Alla stregua del padronato cosmopolitico di cui sono espressione culturale e politica, le sinistre fucsia e arcobaleniche sono oggi “demofobiche”: hanno perduto ogni “connessione sentimentale” (Gramsci) e ogni rapporto materiale e immateriale con il popolo, verso il quale provano un sentimento di pura idiosincrasia (peraltro sempre più palesemente ricambiato).

Come ho sostenuto in Glebalizzazione. La lotta di classe al tempo del populismo (Rizzoli 2019), con la categoria spregiativa di “populismo” esprimono, appunto, il proprio odio verso le masse nazionali-popolari e, insieme, la propria paura – che è quella dei dominanti – che esse irrompano nella scena del conflitto politico, uscendo gramscianamente dalla propria passività e ritirando il consenso al progetto della global class. Oggi tornano a risuonare chiaramente, a mo’ di programma politico del populismo, le parole di Machiavelli: “quello del popolo è più onesto fine che quel de’ grandi, volendo questi opprimere, e quello non essere oppresso” (Il principe, IX).

Quale che sia la prospettiva assunta, a emergere nitidamente, come evidenziato da Luca Ricolfi, è l’assoluta incapacità delle sinistre arcobaleniche di comprendere il fenomeno populista. Il rigetto e la condanna sono il solo atteggiamento che esse hanno saputo dimostrare, rivelando una incondizionata insensibilità alle richieste di protezione e di sostegno che provengono dal basso.

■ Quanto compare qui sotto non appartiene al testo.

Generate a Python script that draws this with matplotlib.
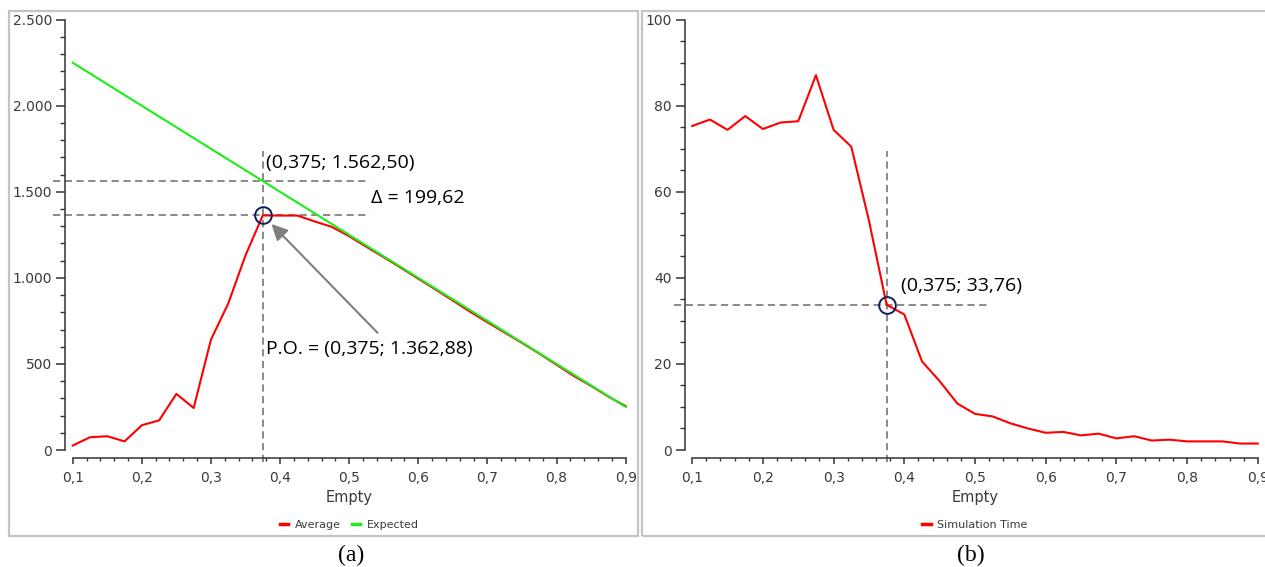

Di più, la new left fucsia ha scelto di incardinare il proprio programma di adesione al verbo del liberismo cosmopolita sulla delegittimazione apriorica di ogni richiesta proveniente dal basso, dai ceti nazionali-popolari: a tal punto che, senza esagerazioni, larga parte del programma culturale e politico delle sinistre market-friendly si risolve nella demonizzazione di ogni istanza nazionale-popolare che minacci l’egemonia dell’aristocrazia finanziaria globalista.

Se il polo dominato ravvisa nell’immigrazione di massa deregolamentata un dramma per la propria sopravvivenza quotidiana, la sinistra antigramsciana risponde che si tratta, al contrario, di un’imperdibile occasione di crescita multiculturale e diffama come xenofobo chiunque non si adatti alla sua ortopedizzazione globalista.

Se, ancora, la massa nazionale-popolare rivela una crescente diffidenza rispetto alla mondializzazione, la sinistra replica che essa deve, invece, essere vissuta come la massima opportunità e che chi non è in grado di comprenderlo è affetto da una insanabile rozzezza nazionalista. Se, poi, il polo dei dominati teme la Ue e ventila la possibilità della riconquista della sovranità nazionale, la sinistra risponde indispettita che il progetto europeista non può essere il problema, perché è, invece, la sola soluzione.

La stigmatizzazione del populismo, così cara alla neolingua, occulta in sé una più generale stigmatizzazione del popolo in quanto tale: essa fa da sfondo costante a quella che è stata, con buone ragioni, definita l’epoca della “denigrazione delle masse” . La demofobia delle sinistre libertarie è, anche in questo caso, la stessa delle destre liberiste.

Il clero intellettuale di completamento del rapporto di forza egemonico stigmatizza come “populista” ogni posizione teorica e politica che, anziché assumere il punto di vista dall’alto proprio dell’élite dominante, adotti quello antitetico dal basso, coerente con gli interessi e con le prospettive di redenzione delle masse nazionali-popolari sconfitte dal mondialismo capitalistico.

La difesa dell’uomo comune, del popolo e dei semplici ha cessato di essere associata all’ordine del discorso della sinistra, che, anzi, in quella difesa individua – non diversamente dal patriziato finanziario – elementi pericolosi, che debbono essere neutralizzati in nome della tenuta del cosmopolitizzato ordine asimmetrico vigente.